After a few minutes of running the lines, and getting something different every time, I took Don aside. I said – I love what you’re doing with the dialogue but the other actors are waiting to hear your dialogue cues in order to say their dialogue, and if you say something different every time, they’re not going to know when to come in. He nodded, understanding this. So, I continued, let’s just do the scene the way it was written, and everyone will know what to do and when to do it. We shot the scene as scripted. Every section of dialogue had to be chopped to bits so that he could deliver the dialogue line by line. We hid lines of dialogue throughout the set, so he could look off camera and have his lines right before him.

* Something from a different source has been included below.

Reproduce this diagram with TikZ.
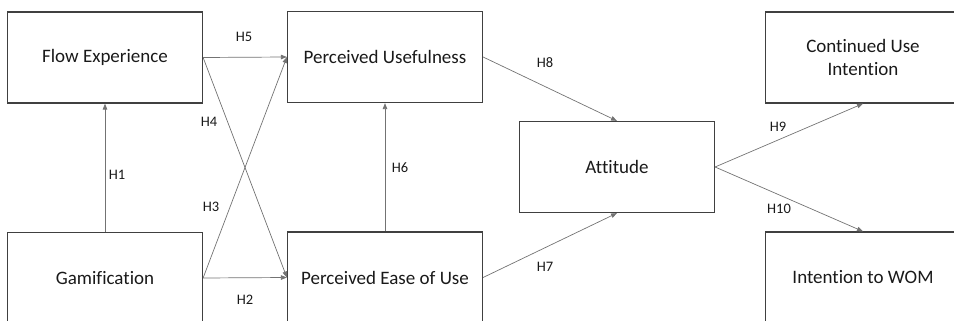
\documentclass[tikz,border=0pt]{standalone}
\usepackage{fontspec}
\setmainfont[Ligatures=NoCommon]{Carlito}
\usetikzlibrary{arrows.meta}
\begin{document}
\begin{tikzpicture}[x=1pt,y=-1pt,
  box/.style={draw=black!75,line width=1.2pt,rectangle,minimum width=195pt,minimum height=91pt,inner sep=0pt,font=\fontsize{19}{23}\selectfont,text=black!90,align=center},
  conn/.style={draw=black!55,line width=0.7pt,-{Triangle[length=6pt,width=4.5pt]}},
  hlab/.style={font=\fontsize{14.5}{16}\selectfont,text=black!90,inner sep=0pt}]
\useasboundingbox (0,0) rectangle (954,321);
\clip (0,0) rectangle (954,321);
\node[box] (flow) at (105,57.5) {Flow Experience};
\node[box] (gam) at (105,278) {Gamification};
\node[box] (pu) at (385,57) {Perceived Usefulness};
\node[box] (peou) at (385,277.5) {Perceived Ease of Use};
\node[box] (att) at (617,167) {Attitude};
\node[box] (cui) at (863,57.5) {Continued Use\\Intention};
\node[box] (iwom) at (863,277.5) {Intention to WOM};
\draw[conn] (gam.north) -- (flow.south);
\draw[conn] (flow.east) -- (pu.west);
\draw[conn] (flow.east) -- (peou.west);
\draw[conn] (gam.east) -- (pu.west);
\draw[conn] (gam.east) -- (peou.west);
\draw[conn] (peou.north) -- (pu.south);
\draw[conn] (pu.east) -- (att.north);
\draw[conn] (peou.east) -- (att.south);
\draw[conn] (att.east) -- (cui.south);
\draw[conn] (att.east) -- (iwom.north);
\node[hlab] (h1) at (117,175) {H1};
\node[hlab] (h5) at (244,37) {H5};
\node[hlab] (h4) at (209,122) {H4};
\node[hlab] (h3) at (211,207) {H3};
\node[hlab] (h2) at (245,300) {H2};
\node[hlab] (h6) at (400,168) {H6};
\node[hlab] (h8) at (545,63) {H8};
\node[hlab] (h7) at (545,267) {H7};
\node[hlab] (h9) at (778,127) {H9};
\node[hlab] (h10) at (779,209) {H10};
\end{tikzpicture}
\end{document}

If you watch closely, you can see him find the dialogue and then begin talking. In fact, we allowed him to put on his glasses in the blocking of the scene, so that he could use them to read his lines! The most maddening part is that before we actually started filming, this actor said to me, “Keith, I’ll do anything you want me to do today. I’ll work as late as I have to to get the scene. But, if we have to go into tomorrow, you’ll have to pay me an extra day!” Imagine, it was a problem of his own creation and he still had the gall to tell me that I’d have to pay him if we went over! We finished with him that day, and put him on a plane out of Hong Kong (and my life) right after that. And, I never got to my Thai restaurant. There’s no justice in this world.



Other regrets


We should have utilized Jerry Trimble’s ability more in that one scene. Likewise with Vincent Lyn. They got more attention with Hong Kong movies, anyway.


I feel quite sorry for the main fight choreographer (who is known in the West as Tony Leung Siu-Hung) as he never got to work on mainstream Hollywood movies like Corey Yuen (who choreographed Keith Cooke’s first first scene in the movie).